The Kindle Oasis is very light in weight, weighing merely 188g, and is extremely comfortable to hold for longer periods, and is also waterproof to IPX8 which means it can be submerged in water to a depth of two meters for up to 60 minutes.
It retains most of the previous Oasis’ key features too, including Bluetooth which lets you connect a pair of wireless headphones for listening to your Audible audiobooks, and if you own both e-book and Audible book editions, the Oasis can synchronize your reading position between the two.
But on the downside, given the audible functions you still can’t add extra storage via microSD, which is just baffling, and neither can you connect the old-school analog headphones as there is no 3.5 mm audio jack. Also, the Oasis seems to no longer have the magnets that were embedded on the rear in the previous generations, so it won’t work with the magnetic slimline cases that the older Oasis worked with.
The Kindle Oasis offers a 7-inch e-ink touch compatible display with a pixel density of 300 PPI (Pixels per inch) which delivers an awesome reading experience. E-ink displays are softer and easier on the eye than the typical LCD or OLED screens on phones and tablets and as a result, are more comfortable to read for longer periods.
The screen is monochrome, but colors aren’t needed for reading books and at that task, the Oasis display is at the top. The characters on the screen look sharp and crisp, and the contrast between text and page background is excellent but it is not as precise as reading a proper book because the screen background is a little greyer and the text not quite as dark, but it’s still perfectly readable.
And, of course, the advantage of an e-reader is that the line spacing, character size and font, margins, and justification can be tweaked to your liking.
The Oasis boasts a touchscreen, like the previous version, and works well. It is mainly used for general navigation around the Oasis’ UI which is the same as in all Kindles, accessing settings and buying e-books in the Kindle store. It can also be customized to turn pages by tapping or swiping just like in smartphones, though I found myself using the physical page-turn buttons to keep the screen clear of fingerprints.

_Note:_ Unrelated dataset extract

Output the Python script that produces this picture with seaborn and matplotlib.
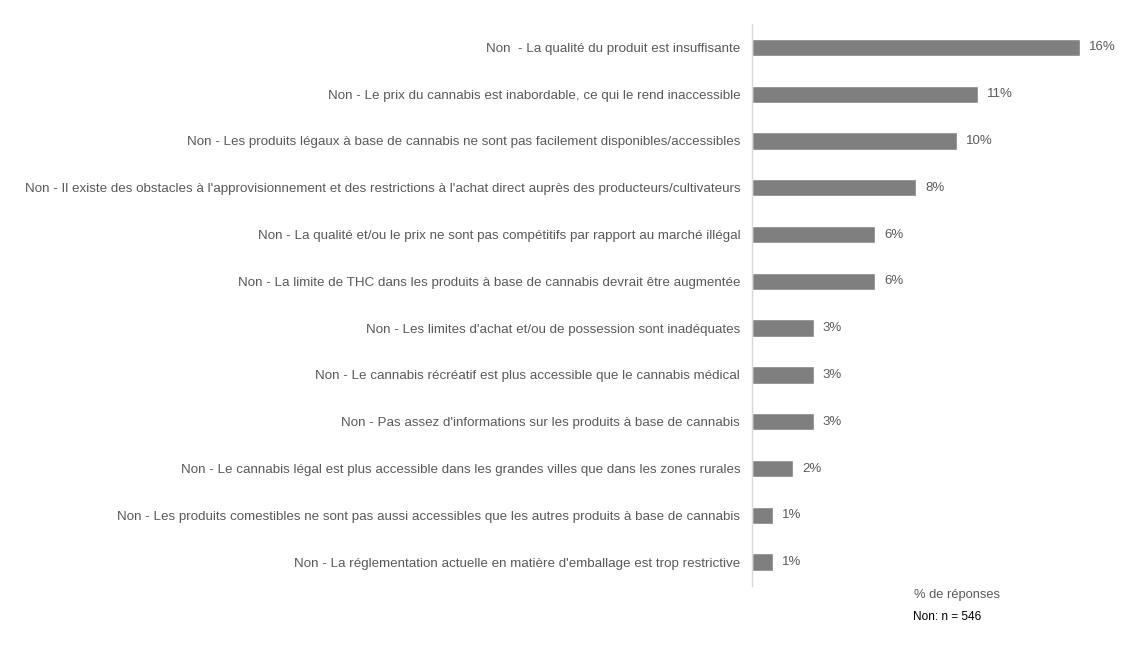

When reading at night or in dim lighting conditions, the Oasis has a series of built-in white and amber LEDs arranged around the edges of the display. In the daylight mode, these lights cast a perfectly flat even glow across the scream and can be manually adjusted or automatically based on the lighting conditions.
The adjustable warm light works very well with a secondary array of 13 amber LEDs which illuminate the screen in varying degrees of orangey light. This is to reduce the reader’s exposure to blue light just before going to sleep and improve their quality of sleep and as with the white LED lighting, the warmth of the display can be adjusted by a simple, on-screen slider control.
The effect can also be adjusted manually or you can set a predefined schedule to switch it on and off automatically and is also possible to have it fade in and out in synchronization with the sunset and sunrise.
If you own the previous-gen Oasis, the new one is not what you could call an essential upgrade.
Aside from the new warm front light and the disappointing withdrawal of the cover magnets from the rear, it’s the same Kindle as the previous model at the same price. If you already own an Oasis, don’t waste your money.
Anyone looking to move up to Amazon’s luxury e-book reader who might have previously been considering any other e-reader can now comfortably turn their gaze back to the Kindle Oasis and with features like Audible audiobook support, IPX8 waterproofing, super-sleek design, and Amazon’s peerless ebook catalog included, the Kindle Oasis remains at the top of the e-reader chain.